El furibundo animal, ah, al ver que su presa aún se movía, lo agarró del morral que le colgaba en la espalda y, al igual que a Luis Enrique Díaz, lo zarandeó como un muñeco hasta que el tirante del morral se rompió. Cayó otros metros más abajo y ya no fue capaz de moverse ni levantar el rostro para no ver la muerte de frente. Como se demoraba en llegar, dio un vistazo y ambas miradas se encontraron, la una rabiosa, la otra temerosa, y ninguno se movió por unos segundos.
—Ese animal me miró como quien dice: «ábrase» —cuenta John Aristides.
No quería matarlo. Si el animal tuviera esa intención, no solo le rompe el brazo, le tritura el cuerpo y los órganos. La fuerza de su mordida es la cuarta más fuerte del mundo. Ni los leones, con su fama de trituradores, alcanzan una presión mandibular igual a la del hipopótamo. Es extraño que un animal vegetariano logre semejante fuerza. Sus fauces, más que un instrumento para comer, son armas mortales con las que pelean con sus congéneres o con quienes invaden sus dominios.
Los dos amigos de pesca de Chispún no se veían por ningún lado, confesaron que, aterrorizados, observaron toda la faena desde un escondite. Apenas el hipopótamo se fue, recogieron a su amigo y lo llevaron en moto al centro de salud de Puerto Triunfo.
Durante el trayecto, John Aristides planeó negar las circunstancias del accidente por temor a ser juzgado como un imprudente. Cuando le preguntaron, dijo que se había caído de la moto en plena autopista. La médica, al ver que una moto no deja heridas tan profundas o rastros de saliva y pasto, lo obligó a confesar y, de inmediato, fue trasladado al hospital de Rionegro, el mismo donde atendieron a Luis Enrique Díaz.
Aunque la mordida de un hipopótamo es grave, la peor parte es la infección. Por la cantidad de sedimentos y bacterias que aloja en su boca, cualquier herida o roce con un colmillo causa una gangrena. Durante mes y medio, el herido estuvo en el hospital tratado con antibióticos, y cada dos días le abrían la parte afectada, escarbaban, retiraban pus, lavaban, limpiaban, secaban y volvían a coser.
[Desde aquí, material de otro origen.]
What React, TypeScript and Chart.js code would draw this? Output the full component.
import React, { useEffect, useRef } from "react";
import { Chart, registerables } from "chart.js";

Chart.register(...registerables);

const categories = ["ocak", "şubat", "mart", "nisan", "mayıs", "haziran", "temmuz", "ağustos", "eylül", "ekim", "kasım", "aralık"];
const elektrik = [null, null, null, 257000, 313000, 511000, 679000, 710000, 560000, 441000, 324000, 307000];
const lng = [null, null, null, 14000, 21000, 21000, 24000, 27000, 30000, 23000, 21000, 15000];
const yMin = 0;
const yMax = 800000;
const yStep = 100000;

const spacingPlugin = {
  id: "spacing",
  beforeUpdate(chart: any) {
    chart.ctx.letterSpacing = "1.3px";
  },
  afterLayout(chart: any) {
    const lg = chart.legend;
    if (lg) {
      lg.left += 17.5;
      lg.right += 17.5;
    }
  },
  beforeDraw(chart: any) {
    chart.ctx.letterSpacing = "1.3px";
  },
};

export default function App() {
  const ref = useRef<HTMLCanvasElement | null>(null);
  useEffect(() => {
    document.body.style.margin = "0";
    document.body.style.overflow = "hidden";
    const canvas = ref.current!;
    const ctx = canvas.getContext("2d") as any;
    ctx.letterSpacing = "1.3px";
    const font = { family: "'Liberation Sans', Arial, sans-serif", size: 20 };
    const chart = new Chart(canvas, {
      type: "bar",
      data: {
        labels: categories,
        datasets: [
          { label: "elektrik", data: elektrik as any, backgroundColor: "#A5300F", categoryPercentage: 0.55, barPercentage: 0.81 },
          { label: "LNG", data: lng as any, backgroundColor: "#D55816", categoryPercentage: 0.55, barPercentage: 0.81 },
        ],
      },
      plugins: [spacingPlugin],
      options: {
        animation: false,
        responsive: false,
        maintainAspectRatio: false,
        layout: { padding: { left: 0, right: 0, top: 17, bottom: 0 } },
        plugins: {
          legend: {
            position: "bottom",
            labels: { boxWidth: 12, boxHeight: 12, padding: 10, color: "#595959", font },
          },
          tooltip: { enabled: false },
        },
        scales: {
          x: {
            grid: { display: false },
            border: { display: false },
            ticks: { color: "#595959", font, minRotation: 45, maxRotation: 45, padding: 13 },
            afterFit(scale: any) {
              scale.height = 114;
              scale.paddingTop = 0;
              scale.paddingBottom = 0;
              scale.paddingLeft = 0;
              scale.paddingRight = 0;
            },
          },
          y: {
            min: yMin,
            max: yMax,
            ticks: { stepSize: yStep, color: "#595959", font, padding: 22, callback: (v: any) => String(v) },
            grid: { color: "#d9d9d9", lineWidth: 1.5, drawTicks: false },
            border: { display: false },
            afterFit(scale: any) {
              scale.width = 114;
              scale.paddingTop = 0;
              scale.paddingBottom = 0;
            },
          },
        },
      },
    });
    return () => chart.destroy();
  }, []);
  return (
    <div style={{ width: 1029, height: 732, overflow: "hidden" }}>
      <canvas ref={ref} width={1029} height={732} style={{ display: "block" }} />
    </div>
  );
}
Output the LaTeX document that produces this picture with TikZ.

El rumor del vecino herido se propagó por el pueblo y los habitantes juraban que llegaría manco. Para sorpresa de todos llegó completo, con algunas cicatrices y convertido en un showman por su odisea. Periodistas nacionales y extranjeros les pagaban a los niños para que lo buscaran y él, feliz, relataba su historia de supervivencia. A diferencia de su colega en la desgracia, a Chispún le gusta la fama. A su casa han llegado hasta quince personas como si su historia hiciera parte de un circuito turístico, y él solo pide algo de tomar para, como dice, mojar la palabra. A pesar del ataque, no quiere que se lleven los hipopótamos a otro país o a una tumba en medio de la naturaleza. Aunque la muerte aceche, son un símbolo del pueblo que atrae turistas.